Intuíamos, porque entonces las cosas iban mejor, que esos 300 euros pasarían pronto a ser 900 y luego 1.800. Y así, en adelante. Los ‘corticoles’ darían paso a la nómina y, con ella, la vida dejaría de estar subvencionada por los padres, por el Estado, por El Corte Inglés, por quien fuera.       

Tantos años después de aquellos veranos de infancia, me vengo recordando con asiduidad de los viejos ‘corticoles’. Sumida en la inoperancia, nuestra clase política y, en concreto nuestro Gobierno, ha desistido de pelear la dignidad y autonomía de sus ciudadanos y ha optado claramente por una política de ‘corticoles’ entre bochornosa y peligrosa. 

Al bono cultural de 400 euros para los chicos que cumplen 18 años ha sumado Pedro Sánchez otro cuponcillo para que los universitarios se vayan de Interrail este verano.
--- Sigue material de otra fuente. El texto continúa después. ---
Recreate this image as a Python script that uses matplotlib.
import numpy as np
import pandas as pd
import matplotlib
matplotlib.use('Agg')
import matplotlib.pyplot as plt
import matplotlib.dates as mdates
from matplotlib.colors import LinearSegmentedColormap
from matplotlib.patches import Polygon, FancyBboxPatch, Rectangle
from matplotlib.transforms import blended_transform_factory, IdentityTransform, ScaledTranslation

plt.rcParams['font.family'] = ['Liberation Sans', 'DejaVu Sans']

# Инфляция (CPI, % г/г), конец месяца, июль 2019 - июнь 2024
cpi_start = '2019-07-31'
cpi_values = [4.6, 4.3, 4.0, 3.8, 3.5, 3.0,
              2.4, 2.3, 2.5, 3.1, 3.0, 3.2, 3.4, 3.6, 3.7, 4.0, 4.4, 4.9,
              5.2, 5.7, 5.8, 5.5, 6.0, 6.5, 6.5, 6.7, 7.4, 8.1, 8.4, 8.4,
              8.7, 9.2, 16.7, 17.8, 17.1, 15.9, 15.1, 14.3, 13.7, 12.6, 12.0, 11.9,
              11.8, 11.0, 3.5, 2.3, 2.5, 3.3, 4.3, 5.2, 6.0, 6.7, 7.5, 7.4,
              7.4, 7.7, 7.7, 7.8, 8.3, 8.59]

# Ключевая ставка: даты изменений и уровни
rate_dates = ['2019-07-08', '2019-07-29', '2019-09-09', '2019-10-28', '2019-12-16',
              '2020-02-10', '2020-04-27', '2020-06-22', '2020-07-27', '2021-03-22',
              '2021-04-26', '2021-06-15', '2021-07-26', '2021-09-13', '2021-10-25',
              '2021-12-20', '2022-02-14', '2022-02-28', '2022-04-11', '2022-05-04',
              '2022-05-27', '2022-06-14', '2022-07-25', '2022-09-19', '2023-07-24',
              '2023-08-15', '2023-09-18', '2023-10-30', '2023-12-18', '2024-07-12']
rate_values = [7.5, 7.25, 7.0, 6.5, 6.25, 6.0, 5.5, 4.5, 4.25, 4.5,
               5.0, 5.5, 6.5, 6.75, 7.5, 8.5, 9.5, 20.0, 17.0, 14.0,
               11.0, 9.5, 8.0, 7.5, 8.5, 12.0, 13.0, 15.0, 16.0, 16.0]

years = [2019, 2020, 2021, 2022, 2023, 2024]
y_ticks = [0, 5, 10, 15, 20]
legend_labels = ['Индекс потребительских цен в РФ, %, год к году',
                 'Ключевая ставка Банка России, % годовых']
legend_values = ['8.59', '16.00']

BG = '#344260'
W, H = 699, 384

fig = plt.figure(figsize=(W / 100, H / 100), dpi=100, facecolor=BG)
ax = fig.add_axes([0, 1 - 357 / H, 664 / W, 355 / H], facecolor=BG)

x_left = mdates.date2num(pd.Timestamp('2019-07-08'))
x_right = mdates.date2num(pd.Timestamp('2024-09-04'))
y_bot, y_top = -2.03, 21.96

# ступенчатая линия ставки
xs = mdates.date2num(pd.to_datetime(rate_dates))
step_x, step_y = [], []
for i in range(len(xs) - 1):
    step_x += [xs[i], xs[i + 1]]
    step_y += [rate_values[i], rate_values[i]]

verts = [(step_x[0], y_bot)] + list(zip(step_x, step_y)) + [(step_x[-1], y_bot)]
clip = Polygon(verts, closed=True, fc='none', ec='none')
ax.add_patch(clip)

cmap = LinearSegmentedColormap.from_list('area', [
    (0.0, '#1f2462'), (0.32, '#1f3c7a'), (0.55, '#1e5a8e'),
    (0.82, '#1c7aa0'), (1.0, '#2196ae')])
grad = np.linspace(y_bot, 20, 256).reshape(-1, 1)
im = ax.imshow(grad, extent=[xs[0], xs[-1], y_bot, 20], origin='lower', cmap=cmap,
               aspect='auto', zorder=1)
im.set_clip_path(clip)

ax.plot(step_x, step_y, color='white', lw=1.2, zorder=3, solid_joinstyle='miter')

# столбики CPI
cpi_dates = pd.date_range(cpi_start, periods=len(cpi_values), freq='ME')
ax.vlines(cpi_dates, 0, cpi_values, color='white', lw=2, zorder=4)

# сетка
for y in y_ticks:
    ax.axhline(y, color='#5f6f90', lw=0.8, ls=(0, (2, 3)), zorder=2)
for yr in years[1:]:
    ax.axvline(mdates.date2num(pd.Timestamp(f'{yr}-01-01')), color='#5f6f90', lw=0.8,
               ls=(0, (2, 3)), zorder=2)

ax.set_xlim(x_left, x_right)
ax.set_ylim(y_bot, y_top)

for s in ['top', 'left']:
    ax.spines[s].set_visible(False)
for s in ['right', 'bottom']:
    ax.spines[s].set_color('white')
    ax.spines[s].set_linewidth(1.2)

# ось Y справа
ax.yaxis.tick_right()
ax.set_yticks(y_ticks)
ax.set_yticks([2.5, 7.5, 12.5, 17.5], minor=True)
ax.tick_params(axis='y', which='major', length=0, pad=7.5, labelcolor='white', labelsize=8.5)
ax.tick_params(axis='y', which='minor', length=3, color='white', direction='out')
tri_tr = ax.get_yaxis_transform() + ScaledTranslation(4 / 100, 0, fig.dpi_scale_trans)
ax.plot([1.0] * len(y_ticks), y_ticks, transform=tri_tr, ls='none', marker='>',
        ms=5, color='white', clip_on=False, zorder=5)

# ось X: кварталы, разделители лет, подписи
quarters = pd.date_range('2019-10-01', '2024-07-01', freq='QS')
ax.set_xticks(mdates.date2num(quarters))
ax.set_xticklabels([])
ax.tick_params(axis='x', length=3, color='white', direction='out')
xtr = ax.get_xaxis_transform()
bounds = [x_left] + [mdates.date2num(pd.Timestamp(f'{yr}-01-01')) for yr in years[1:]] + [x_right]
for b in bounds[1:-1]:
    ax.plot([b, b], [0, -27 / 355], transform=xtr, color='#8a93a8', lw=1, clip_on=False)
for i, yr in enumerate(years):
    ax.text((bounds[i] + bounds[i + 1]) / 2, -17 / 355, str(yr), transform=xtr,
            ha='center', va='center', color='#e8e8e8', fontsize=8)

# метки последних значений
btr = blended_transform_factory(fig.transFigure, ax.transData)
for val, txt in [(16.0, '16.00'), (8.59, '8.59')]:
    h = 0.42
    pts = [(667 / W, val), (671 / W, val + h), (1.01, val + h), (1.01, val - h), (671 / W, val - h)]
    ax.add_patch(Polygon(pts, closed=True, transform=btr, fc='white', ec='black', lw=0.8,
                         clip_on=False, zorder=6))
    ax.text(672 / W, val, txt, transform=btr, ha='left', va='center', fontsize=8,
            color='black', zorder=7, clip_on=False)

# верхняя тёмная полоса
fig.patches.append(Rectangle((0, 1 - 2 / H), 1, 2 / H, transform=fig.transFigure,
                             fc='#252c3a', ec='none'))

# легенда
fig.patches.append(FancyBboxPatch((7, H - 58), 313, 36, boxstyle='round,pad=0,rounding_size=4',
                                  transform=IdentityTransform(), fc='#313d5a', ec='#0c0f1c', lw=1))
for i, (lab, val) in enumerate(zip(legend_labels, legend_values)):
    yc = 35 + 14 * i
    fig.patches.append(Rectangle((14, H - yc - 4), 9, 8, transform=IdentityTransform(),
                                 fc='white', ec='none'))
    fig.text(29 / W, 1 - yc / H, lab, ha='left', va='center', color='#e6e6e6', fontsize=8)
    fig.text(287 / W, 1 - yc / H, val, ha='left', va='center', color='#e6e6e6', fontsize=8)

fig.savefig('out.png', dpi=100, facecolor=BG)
La última ocurrencia al cierre de esta edición es subvencionar el cine a los mayores de 65 años: entradas a dos euros los martes.    

La batería de cupones revela dos cosas que a nadie con un mínimo de inteligencia puede dejar de inquietar: por un lado, el reconocimiento tácito de la incapacidad de proveer de condiciones laborales y sociales estables al pueblo, a quien cada vez hay que ir suministrando nuevos ‘corticoles’ para tapar agujeros; por otro lado, esa querencia absurda e indigna de dictar desde el Estado qué ha de ser subvencionado, qué es bueno que el Estado provea.  
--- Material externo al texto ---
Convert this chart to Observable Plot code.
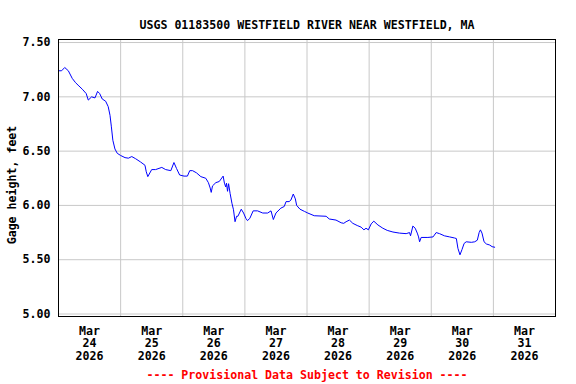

¿Por qué exactamente entradas al cine? ¿Por qué exactamente Interrail? ¿Por qué engolosinar con ocio a una generación, los jóvenes, que sólo necesitan autonomía, único amparo contra la frustración? ¿Por qué subvencionar el cine a una generación, los jubilados, que cuenta con patrimonio y pensiones al alza, a menudo doblando el sueldo de sus nietos? ¿Por qué arrinconar recurrentemente a los trabajadores entre 35 y 65 años, los grandes fiadores de esta farsa?   
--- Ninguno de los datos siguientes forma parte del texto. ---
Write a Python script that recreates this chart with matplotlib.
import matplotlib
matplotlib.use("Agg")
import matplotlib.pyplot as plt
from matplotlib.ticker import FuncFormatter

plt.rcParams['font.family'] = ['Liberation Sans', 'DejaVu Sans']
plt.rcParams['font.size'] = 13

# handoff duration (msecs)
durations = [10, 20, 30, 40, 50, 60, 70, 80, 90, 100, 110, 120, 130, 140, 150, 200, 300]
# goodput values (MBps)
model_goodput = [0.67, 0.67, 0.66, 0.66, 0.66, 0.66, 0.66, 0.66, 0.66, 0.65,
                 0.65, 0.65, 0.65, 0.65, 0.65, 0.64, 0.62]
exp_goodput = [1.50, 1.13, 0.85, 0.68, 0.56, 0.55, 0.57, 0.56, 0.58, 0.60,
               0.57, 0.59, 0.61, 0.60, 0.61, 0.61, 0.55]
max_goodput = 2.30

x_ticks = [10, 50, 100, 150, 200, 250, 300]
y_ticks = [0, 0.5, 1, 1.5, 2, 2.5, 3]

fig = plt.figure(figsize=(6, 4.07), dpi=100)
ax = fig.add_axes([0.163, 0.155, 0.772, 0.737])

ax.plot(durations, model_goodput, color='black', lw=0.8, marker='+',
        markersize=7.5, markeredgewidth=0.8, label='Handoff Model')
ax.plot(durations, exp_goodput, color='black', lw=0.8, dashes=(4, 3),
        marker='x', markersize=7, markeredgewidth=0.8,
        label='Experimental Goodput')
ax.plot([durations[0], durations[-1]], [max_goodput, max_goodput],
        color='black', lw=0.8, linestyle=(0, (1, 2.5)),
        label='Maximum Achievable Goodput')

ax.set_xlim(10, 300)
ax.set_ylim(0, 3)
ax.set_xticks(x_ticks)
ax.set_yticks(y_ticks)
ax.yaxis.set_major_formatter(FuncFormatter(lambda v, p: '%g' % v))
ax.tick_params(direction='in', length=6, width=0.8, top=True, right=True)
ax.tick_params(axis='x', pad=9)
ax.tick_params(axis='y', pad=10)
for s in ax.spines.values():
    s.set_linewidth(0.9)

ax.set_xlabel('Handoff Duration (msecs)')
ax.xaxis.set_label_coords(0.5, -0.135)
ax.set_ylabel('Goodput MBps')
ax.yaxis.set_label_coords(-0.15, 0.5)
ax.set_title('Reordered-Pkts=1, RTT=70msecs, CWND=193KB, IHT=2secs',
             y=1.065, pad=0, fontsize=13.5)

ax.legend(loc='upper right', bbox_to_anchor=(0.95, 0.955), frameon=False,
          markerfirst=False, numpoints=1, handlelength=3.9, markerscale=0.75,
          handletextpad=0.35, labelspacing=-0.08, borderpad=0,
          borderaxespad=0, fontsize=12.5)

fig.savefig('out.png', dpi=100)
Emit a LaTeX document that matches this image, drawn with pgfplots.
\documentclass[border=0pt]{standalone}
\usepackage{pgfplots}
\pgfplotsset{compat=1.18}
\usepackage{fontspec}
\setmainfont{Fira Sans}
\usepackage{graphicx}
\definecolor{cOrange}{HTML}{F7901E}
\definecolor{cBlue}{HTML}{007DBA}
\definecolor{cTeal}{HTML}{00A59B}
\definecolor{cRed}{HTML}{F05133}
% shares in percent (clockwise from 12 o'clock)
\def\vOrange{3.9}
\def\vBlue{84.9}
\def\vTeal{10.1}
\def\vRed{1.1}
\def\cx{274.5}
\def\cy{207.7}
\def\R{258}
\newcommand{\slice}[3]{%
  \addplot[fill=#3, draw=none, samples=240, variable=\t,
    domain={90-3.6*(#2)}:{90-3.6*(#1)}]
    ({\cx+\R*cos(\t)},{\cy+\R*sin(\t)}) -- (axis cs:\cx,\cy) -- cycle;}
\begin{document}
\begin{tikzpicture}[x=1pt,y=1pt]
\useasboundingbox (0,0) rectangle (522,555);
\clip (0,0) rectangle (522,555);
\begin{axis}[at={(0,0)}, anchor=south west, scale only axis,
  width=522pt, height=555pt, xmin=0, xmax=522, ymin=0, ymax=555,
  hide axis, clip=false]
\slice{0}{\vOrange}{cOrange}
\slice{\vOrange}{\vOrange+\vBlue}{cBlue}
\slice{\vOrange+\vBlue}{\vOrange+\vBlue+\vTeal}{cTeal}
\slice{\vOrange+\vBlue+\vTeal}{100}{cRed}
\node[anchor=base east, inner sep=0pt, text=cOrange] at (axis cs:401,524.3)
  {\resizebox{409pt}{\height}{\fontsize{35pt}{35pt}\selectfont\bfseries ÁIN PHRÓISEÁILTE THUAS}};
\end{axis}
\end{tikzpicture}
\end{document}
A falta de casa y trabajo, la parte mollar, el quid de la cuestión, lo único que puede anclar a una generación y apegarla a su país y a su propia historia, la política de ‘corticoles’, creciente y amenazante, aspira a mantener con respiración asistida al ciudadano y abandonarlo a una eterna minoría de edad. Nadie debería decidir en qué es bueno invertir el dinero, aunque la cultura y el ocio parezcan causas inocuas y hasta loables. 

Un ciudadano autónomo, que es aquel que cobra su nómina y puede valerse solo con ella, ha de ser responsable único de sus inversiones, sea cine, palomitas o muebles de Ikea. Sin embargo, con la inflación por las nubes, los sueldos por el suelo y los pisos imposibles, ¿cuántos de los jóvenes (y no tan jóvenes) de nuestro país pueden realmente llamarse autónomos, libres?